The systems administrator in this environment has installed some sort of brute-force banning automation on each server. It’s likely something like fail2ban. This scans loglines and uses jail rules to determine if an IP should be added to the ban list within its iptables chain. This has obvious shortcomings, such as not supporting IPv6 (yet), and not looking for key brute-force attempts for SSH (as opposed to password authentication). Arguably a private key created with adequate entropy will never be broken, so perhaps that’s a moot point. Other means are put into place to ensure SSH security: root login is disallowed; typical usernames (like admin) go unused; the average user and group are isolated and sudoers locked down and well-maintained.
Additionally, servers internal to a load balancer are likely unavailable from outside of the corporate intranet, and yet, in the present day, this is one of the most misconfigured means of security in this setting. Instead, much of the time servers are given IPs that are in fact static and routable, which makes the job of the network admin easier when setting up hardware load balancing. ACLs are then used to ensure that the server can only be reached by certain people on certain ports. Iptables/netfilter is employed to further lock this down to ensure that services such as SSH can only be accessed by certain CIDRs. Maintenance of this can become tiresome, many companies do not control anything but the servers themselves, and a corporate datacenter is a very busy place. In all of that chaos, it becomes exceedingly difficult to pick good IP ranges for whitelists. As a result, any hole in the security of the datacenter could very well mean further opportunity for exploit of the remainder of servers in the intranet.

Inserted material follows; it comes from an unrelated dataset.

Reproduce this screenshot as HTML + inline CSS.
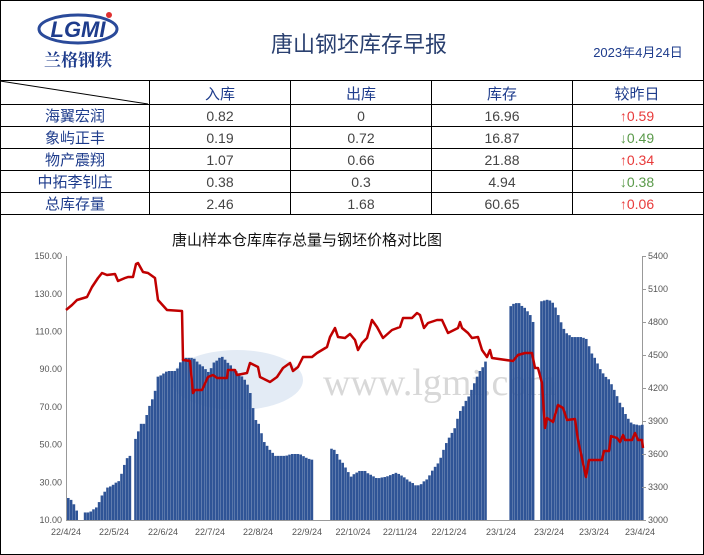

In AWS (and likely other cloud services) the network / systems administrator creates their own networking configuration, meaning their own intranet and subnets. That intranet (or VPC) specifies a CIDR as large as /16, which is then typically cut into public / private subnets. This puts the power of routing and network communication, as well as IP assignment, directly into the hands of the consumer.
Once again, in this environment, a system administrator is likely to run a service such as fail2ban. The difference here being that within a VPC (in the case of AWS) only IPv4 is routable, and, as a result, fail2ban becomes much more powerful (where password authentication is the norm). Instead of iptables/netfilter, AWS offers security groups, which allow or disallow incoming and outgoing traffic from CIDRs and security groups. When security group (A) utilizes another security group (B) in its incoming rules the expectation is that any server employing security group (B) will have access to any server employing security group (A) using the listed port(s).
This dynamic whitelisting is incredibly powerful, limiting access to a given service to specific groups of servers or load balancers while maintaining incredible flexibility, all the while retaining the collection of privileges to the well-defined intranet.
When everything in the traditional corporate datacenter is configured correctly the delta is non-existent from a security perspective. On the other hand, from a maintenance and scalability perspective, there is an evident discrepancy, one that, when played out in real life, often leads to security problems down the line within the traditional datacenter.
A traditional datacenter environment is just as secure (if not more so) than its cloud counterpart when set up and maintained appropriately. Unfortunately for the traditional datacenter, one of the well-known aspects of security is that it must be easy to accomplish, otherwise, consumers will subvert security for the sake of ease of access.
Cloud services make security easy by providing powerful abstractions to networking and security, and supplement those services with those that add functionality and intelligence to assess and mitigate common threats.